▶ [STATED EXERCISE]
Reproduce the material below line by line, beginning with its first line and ending with the line that contains "from matplotlib.ticker import MultipleLocator"; leave out pictures.

▶ [RECORDED INFORMATION]
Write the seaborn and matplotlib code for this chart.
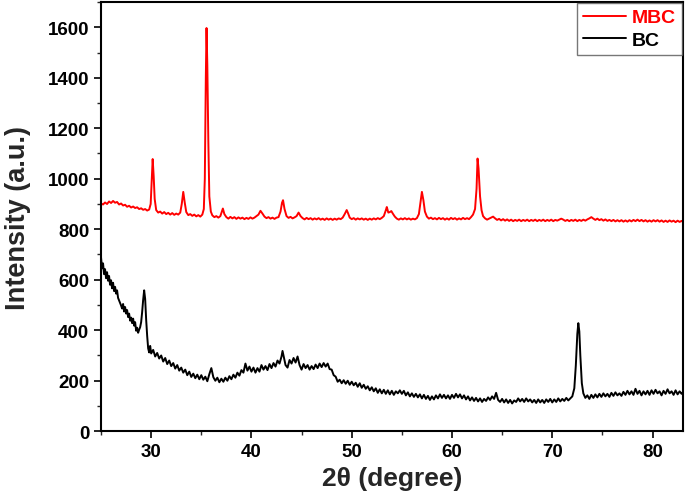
import matplotlib
matplotlib.use("Agg")
import matplotlib.pyplot as plt
import seaborn as sns
import pandas as pd
from matplotlib.ticker import MultipleLocator

# XRD pattern of the magnetic biochar (MBC)
mbc_2theta = [
    25.0, 25.2, 25.4, 25.6, 25.8, 26.0, 26.2, 26.4, 26.6, 26.8, 27.0, 27.2, 27.4, 27.6, 27.8,
    28.0, 28.2, 28.4, 28.6, 28.8, 29.0, 29.2, 29.4, 29.6, 29.8, 29.95, 30.05, 30.15, 30.25, 30.35,
    30.5, 30.7, 30.9, 31.1, 31.3, 31.5, 31.7, 31.9, 32.1, 32.3, 32.5, 32.7, 32.9, 33.05, 33.2,
    33.35, 33.5, 33.7, 33.9, 34.1, 34.3, 34.5, 34.7, 34.9, 35.1, 35.25, 35.35, 35.45, 35.52, 35.6,
    35.7, 35.8, 35.95, 36.1, 36.3, 36.5, 36.7, 36.9, 37.05, 37.15, 37.3, 37.5, 37.7, 37.9, 38.1,
    38.3, 38.5, 38.7, 38.9, 39.1, 39.3, 39.5, 39.7, 39.9, 40.1, 40.3, 40.5, 40.7, 40.9, 41.1,
    41.3, 41.5, 41.7, 41.9, 42.1, 42.3, 42.5, 42.7, 42.9, 43.05, 43.15, 43.3, 43.5, 43.7, 43.9,
    44.1, 44.3, 44.5, 44.7, 44.9, 45.1, 45.3, 45.5, 45.7, 45.9, 46.1, 46.3, 46.5, 46.7, 46.9,
    47.1, 47.3, 47.5, 47.7, 47.9, 48.1, 48.3, 48.5, 48.7, 48.9, 49.1, 49.3, 49.5, 49.65, 49.8,
    50.0, 50.2, 50.4, 50.6, 50.8, 51.0, 51.2, 51.4, 51.6, 51.8, 52.0, 52.2, 52.4, 52.6, 52.8,
    53.0, 53.2, 53.4, 53.5, 53.65, 53.8, 53.95, 54.1, 54.3, 54.5, 54.7, 54.9, 55.1, 55.3, 55.5,
    55.7, 55.9, 56.1, 56.3, 56.5, 56.7, 56.85, 57.0, 57.15, 57.3, 57.5, 57.7, 57.9, 58.1, 58.3,
    58.5, 58.7, 58.9, 59.1, 59.3, 59.5, 59.7, 59.9, 60.1, 60.3, 60.5, 60.7, 60.9, 61.1, 61.3,
    61.5, 61.7, 61.9, 62.1, 62.3, 62.45, 62.55, 62.65, 62.72, 62.8, 62.95, 63.1, 63.3, 63.5, 63.7,
    63.9, 64.1, 64.3, 64.5, 64.7, 64.9, 65.1, 65.3, 65.5, 65.7, 65.9, 66.1, 66.3, 66.5, 66.7,
    66.9, 67.1, 67.3, 67.5, 67.7, 67.9, 68.1, 68.3, 68.5, 68.7, 68.9, 69.1, 69.3, 69.5, 69.7,
    69.9, 70.1, 70.3, 70.5, 70.7, 70.9, 71.1, 71.3, 71.5, 71.7, 71.9, 72.1, 72.3, 72.5, 72.7,
    72.9, 73.1, 73.3, 73.5, 73.7, 73.9, 74.1, 74.3, 74.5, 74.7, 74.9, 75.1, 75.3, 75.5, 75.7,
    75.9, 76.1, 76.3, 76.5, 76.7, 76.9, 77.1, 77.3, 77.5, 77.7, 77.9, 78.1, 78.3, 78.5, 78.7,
    78.9, 79.1, 79.3, 79.5, 79.7, 79.9, 80.1, 80.3, 80.5, 80.7, 80.9, 81.1, 81.3, 81.5, 81.7,
    81.9, 82.1, 82.3, 82.5, 82.7, 82.9, 83.0,
]
mbc_intensity = [
    902, 898, 906, 900, 910, 904, 912, 905, 908, 898, 902, 894, 897, 889, 893,
    886, 890, 884, 887, 880, 883, 877, 880, 874, 878, 900, 990, 1078, 1010, 920,
    876, 866, 870, 862, 868, 860, 865, 858, 864, 857, 862, 858, 866, 900, 948,
    905, 868, 856, 860, 853, 858, 851, 856, 850, 858, 880, 1000, 1400, 1597, 1450,
    1150, 930, 870, 855, 848, 852, 846, 852, 870, 882, 860, 848, 842, 849, 843,
    848, 841, 847, 842, 846, 840, 845, 841, 847, 842, 846, 852, 858, 873, 862,
    850, 844, 848, 842, 846, 841, 846, 848, 870, 905, 915, 880, 852, 845, 849,
    843, 847, 852, 866, 852, 844, 839, 845, 840, 844, 838, 843, 839, 844, 838,
    842, 837, 843, 838, 842, 837, 842, 838, 843, 840, 846, 860, 876, 862, 846,
    840, 844, 838, 843, 839, 843, 838, 842, 837, 842, 838, 843, 839, 844, 840,
    845, 852, 875, 888, 866, 868, 872, 862, 850, 842, 838, 843, 839, 844, 839,
    843, 838, 842, 839, 844, 860, 905, 948, 915, 870, 850, 842, 846, 840, 844,
    839, 845, 840, 844, 838, 843, 838, 845, 840, 844, 838, 843, 839, 845, 840,
    844, 840, 848, 858, 880, 960, 1080, 1040, 990, 930, 875, 852, 843, 838, 842,
    846, 850, 843, 837, 841, 835, 840, 834, 839, 833, 838, 832, 837, 833, 838,
    832, 837, 833, 838, 832, 837, 833, 838, 832, 837, 833, 838, 832, 837, 833,
    838, 832, 837, 834, 838, 842, 838, 833, 837, 832, 837, 833, 838, 832, 837,
    833, 838, 834, 839, 843, 848, 842, 837, 842, 836, 840, 834, 839, 833, 837,
    832, 837, 831, 836, 831, 836, 830, 835, 830, 836, 831, 837, 832, 838, 832,
    837, 831, 836, 830, 835, 830, 836, 831, 836, 830, 835, 829, 834, 829, 835,
    830, 834, 828, 834, 829, 833, 830,
]

# XRD pattern of the pristine biochar (BC)
bc_2theta = [
    25.0, 25.1, 25.2, 25.3, 25.4, 25.5, 25.6, 25.7, 25.8, 25.9, 26.0, 26.1, 26.2, 26.3, 26.4,
    26.5, 26.6, 26.7, 26.8, 26.9, 27.0, 27.1, 27.2, 27.3, 27.4, 27.5, 27.6, 27.7, 27.8, 27.9,
    28.0, 28.1, 28.2, 28.3, 28.4, 28.5, 28.6, 28.7, 28.8, 28.9, 29.0, 29.1, 29.2, 29.3, 29.4,
    29.5, 29.6, 29.7, 29.8, 29.9, 30.0, 30.2, 30.4, 30.6, 30.8, 31.0, 31.2, 31.4, 31.6, 31.8,
    32.0, 32.2, 32.4, 32.6, 32.8, 33.0, 33.2, 33.4, 33.6, 33.8, 34.0, 34.2, 34.4, 34.6, 34.8,
    35.0, 35.2, 35.4, 35.6, 35.8, 36.0, 36.2, 36.4, 36.6, 36.8, 37.0, 37.2, 37.4, 37.6, 37.8,
    38.0, 38.2, 38.4, 38.6, 38.8, 39.0, 39.2, 39.4, 39.6, 39.8, 40.0, 40.2, 40.4, 40.6, 40.8,
    41.0, 41.2, 41.4, 41.6, 41.8, 42.0, 42.2, 42.4, 42.6, 42.8, 43.0, 43.1, 43.2, 43.4, 43.6,
    43.8, 44.0, 44.2, 44.4, 44.6, 44.8, 45.0, 45.2, 45.4, 45.6, 45.8, 46.0, 46.2, 46.4, 46.6,
    46.8, 47.0, 47.2, 47.4, 47.6, 47.8, 48.0, 48.2, 48.4, 48.6, 48.8, 49.0, 49.2, 49.4, 49.6,
    49.8, 50.0, 50.2, 50.4, 50.6, 50.8, 51.0, 51.2, 51.4, 51.6, 51.8, 52.0, 52.2, 52.4, 52.6,
    52.8, 53.0, 53.2, 53.4, 53.6, 53.8, 54.0, 54.2, 54.4, 54.6, 54.8, 55.0, 55.2, 55.4, 55.6,
    55.8, 56.0, 56.2, 56.4, 56.6, 56.8, 57.0, 57.2, 57.4, 57.6, 57.8, 58.0, 58.2, 58.4, 58.6,
    58.8, 59.0, 59.2, 59.4, 59.6, 59.8, 60.0, 60.2, 60.4, 60.6, 60.8, 61.0, 61.2, 61.4, 61.6,
    61.8, 62.0, 62.2, 62.4, 62.6, 62.8, 63.0, 63.2, 63.4, 63.6, 63.8, 64.0, 64.2, 64.4, 64.6,
    64.8, 65.0, 65.2, 65.4, 65.6, 65.8, 66.0, 66.2, 66.4, 66.6, 66.8, 67.0, 67.2, 67.4, 67.6,
    67.8, 68.0, 68.2, 68.4, 68.6, 68.8, 69.0, 69.2, 69.4, 69.6, 69.8, 70.0, 70.2, 70.4, 70.6,
    70.8, 71.0, 71.2, 71.4, 71.6, 71.8, 72.0, 72.2, 72.35, 72.5, 72.6, 72.7, 72.8, 72.95, 73.1,
    73.3, 73.5, 73.7, 73.9, 74.1, 74.3, 74.5, 74.7, 74.9, 75.1, 75.3, 75.5, 75.7, 75.9, 76.1,
    76.3, 76.5, 76.7, 76.9, 77.1, 77.3, 77.5, 77.7, 77.9, 78.1, 78.3, 78.5, 78.7, 78.9, 79.1,
    79.3, 79.5, 79.7, 79.9, 80.1, 80.3, 80.5, 80.7, 80.9, 81.1, 81.3, 81.5, 81.7, 81.9, 82.1,
    82.3, 82.5, 82.7, 82.9, 83.0,
]
bc_intensity = [
    688, 645, 665, 622, 642, 606, 630, 596, 615, 580, 598, 566, 588, 555, 572,
    545, 558, 528, 518, 508, 498, 486, 504, 474, 492, 466, 480, 452, 466, 438,
    450, 428, 446, 418, 432, 398, 410, 390, 402, 412, 432, 472, 520, 558, 524,
    442, 378, 328, 312, 338, 308, 322, 296, 310, 288, 300, 276, 290, 266, 280,
    258, 270, 248, 262, 240, 252, 232, 244, 222, 236, 215, 228, 210, 224, 206,
    222, 204, 216, 198, 226, 250, 214, 200, 212, 194, 208, 196, 212, 200, 218,
    206, 224, 212, 232, 220, 242, 232, 268, 240, 256, 236, 252, 232, 250, 236,
    262, 244, 258, 242, 266, 250, 270, 256, 280, 268, 296, 318, 300, 262, 252,
    282, 268, 290, 272, 296, 262, 244, 266, 250, 262, 244, 258, 246, 264, 250,
    268, 254, 270, 256, 268, 246, 244, 222, 216, 196, 204, 190, 202, 188, 200,
    184, 196, 182, 192, 176, 190, 172, 184, 168, 178, 162, 174, 158, 170, 152,
    166, 150, 164, 148, 162, 146, 160, 144, 158, 150, 162, 148, 160, 142, 154,
    138, 150, 136, 148, 134, 146, 130, 144, 128, 140, 124, 138, 126, 142, 130,
    146, 132, 144, 130, 142, 128, 144, 132, 148, 134, 146, 130, 142, 126, 138,
    122, 134, 120, 132, 118, 130, 116, 128, 120, 134, 124, 138, 128, 152, 124,
    116, 128, 114, 126, 112, 124, 110, 122, 116, 130, 118, 128, 116, 130, 118,
    126, 114, 124, 112, 126, 114, 124, 112, 126, 116, 128, 114, 126, 116, 130,
    118, 128, 120, 132, 122, 130, 138, 170, 260, 385, 428, 395, 300, 190, 150,
    132, 142, 128, 144, 132, 146, 134, 148, 136, 150, 138, 148, 136, 152, 140,
    154, 142, 150, 140, 156, 144, 160, 146, 158, 144, 168, 148, 160, 142, 158,
    146, 160, 144, 162, 148, 164, 150, 158, 142, 160, 148, 166, 150, 158, 144,
    162, 146, 158, 148, 154,
]

y_ticks = [0, 200, 400, 600, 800, 1000, 1200, 1400, 1600]
x_ticks = [30, 40, 50, 60, 70, 80]

sns.set_style("ticks")
plt.rcParams['font.family'] = ['Liberation Sans', 'DejaVu Sans']
plt.rcParams['font.weight'] = 'bold'

mbc = pd.DataFrame({'two_theta': mbc_2theta, 'intensity': mbc_intensity})
bc = pd.DataFrame({'two_theta': bc_2theta, 'intensity': bc_intensity})

fig = plt.figure(figsize=(6.85, 5.02), dpi=100)
ax = fig.add_axes([0.1475, 0.139, 0.849, 0.855])

sns.lineplot(data=mbc, x='two_theta', y='intensity', color='#ff0000', lw=1.4,
             label='MBC', ax=ax, sort=False)
sns.lineplot(data=bc, x='two_theta', y='intensity', color='black', lw=1.4,
             label='BC', ax=ax, sort=False)

ax.set_xlim(25, 83)
ax.set_ylim(0, 1700)
ax.set_xticks(x_ticks)
ax.set_yticks(y_ticks)
ax.xaxis.set_minor_locator(MultipleLocator(5))
ax.yaxis.set_minor_locator(MultipleLocator(100))
ax.tick_params(axis='both', which='major', direction='out', length=5, width=1.2,
               labelsize=13.5, colors='black', top=False, right=False)
ax.tick_params(axis='both', which='minor', direction='out', length=3, width=1.0,
               top=False, right=False)
for lbl in ax.get_xticklabels() + ax.get_yticklabels():
    lbl.set_fontweight('bold')
for sp in ax.spines.values():
    sp.set_visible(True)
    sp.set_linewidth(1.5)
    sp.set_color('black')

ax.set_xlabel('2θ (degree)', fontsize=19, fontweight='bold')
ax.set_ylabel('Intensity (a.u.)', fontsize=19.5, fontweight='bold')
ax.xaxis.set_label_coords(0.5, -0.08)
ax.yaxis.set_label_coords(-0.12, 0.5)

leg = ax.legend(loc='upper right', fontsize=14, frameon=True, fancybox=False,
                borderaxespad=0.05, handlelength=2.2, handletextpad=0.3,
                borderpad=0.3, labelspacing=0.25)
leg.get_frame().set_edgecolor('#555555')
leg.get_frame().set_linewidth(1.0)
for txt, col in zip(leg.get_texts(), ['#ff0000', 'black']):
    txt.set_color(col)
    txt.set_fontweight('bold')

fig.savefig('out.png', dpi=100)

▶ [OUTPUT FOR THIS EXERCISE]
Write the seaborn and matplotlib code for this chart.
import matplotlib
matplotlib.use("Agg")
import matplotlib.pyplot as plt
import seaborn as sns
import pandas as pd
from matplotlib.ticker import MultipleLocator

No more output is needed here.